** Description of the task **
Extract each line of the records below that contains the word "this".

** Supplied records **
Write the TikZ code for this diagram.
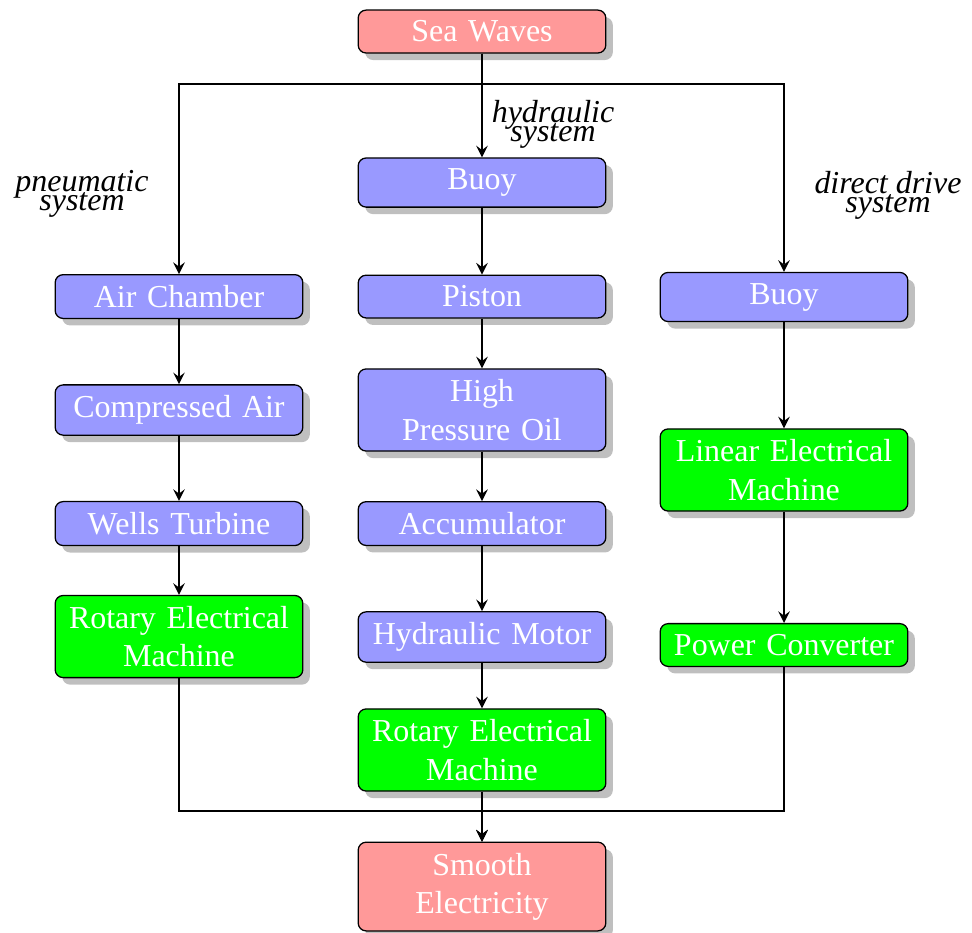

* * *

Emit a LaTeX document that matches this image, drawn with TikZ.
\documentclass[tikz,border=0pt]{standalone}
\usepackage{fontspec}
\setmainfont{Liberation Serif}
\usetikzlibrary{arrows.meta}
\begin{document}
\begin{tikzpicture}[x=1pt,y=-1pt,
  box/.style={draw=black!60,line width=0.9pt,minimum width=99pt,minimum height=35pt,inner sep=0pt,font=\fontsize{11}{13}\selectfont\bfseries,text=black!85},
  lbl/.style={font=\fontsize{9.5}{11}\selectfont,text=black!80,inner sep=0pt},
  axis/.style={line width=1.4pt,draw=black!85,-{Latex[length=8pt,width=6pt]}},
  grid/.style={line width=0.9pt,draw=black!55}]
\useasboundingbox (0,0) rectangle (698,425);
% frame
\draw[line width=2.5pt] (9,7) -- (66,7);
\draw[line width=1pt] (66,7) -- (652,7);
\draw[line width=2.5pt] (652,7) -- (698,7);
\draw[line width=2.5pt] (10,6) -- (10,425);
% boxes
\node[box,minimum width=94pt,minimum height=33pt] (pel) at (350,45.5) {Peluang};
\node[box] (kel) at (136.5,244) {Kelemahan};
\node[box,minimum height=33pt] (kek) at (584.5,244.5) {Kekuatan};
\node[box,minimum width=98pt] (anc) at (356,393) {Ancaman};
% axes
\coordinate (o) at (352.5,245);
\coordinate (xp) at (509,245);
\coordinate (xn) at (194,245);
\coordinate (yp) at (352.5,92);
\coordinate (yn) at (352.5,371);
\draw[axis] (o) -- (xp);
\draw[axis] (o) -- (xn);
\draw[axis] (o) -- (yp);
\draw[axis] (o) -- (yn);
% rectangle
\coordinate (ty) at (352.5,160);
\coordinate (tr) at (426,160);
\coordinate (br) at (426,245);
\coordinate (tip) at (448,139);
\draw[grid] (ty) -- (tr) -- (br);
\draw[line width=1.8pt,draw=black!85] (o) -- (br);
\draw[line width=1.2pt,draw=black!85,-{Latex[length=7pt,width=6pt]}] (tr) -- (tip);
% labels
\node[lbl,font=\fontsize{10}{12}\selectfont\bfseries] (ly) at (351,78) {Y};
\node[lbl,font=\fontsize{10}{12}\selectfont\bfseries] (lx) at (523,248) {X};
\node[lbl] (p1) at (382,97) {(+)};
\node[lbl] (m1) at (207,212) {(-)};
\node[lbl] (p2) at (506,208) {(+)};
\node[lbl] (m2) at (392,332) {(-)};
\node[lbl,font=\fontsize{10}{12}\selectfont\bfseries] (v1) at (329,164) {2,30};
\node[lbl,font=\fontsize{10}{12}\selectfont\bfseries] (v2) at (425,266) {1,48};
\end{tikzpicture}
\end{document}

** Final answer **
Write the TikZ code for this diagram.
Emit a LaTeX document that matches this image, drawn with TikZ.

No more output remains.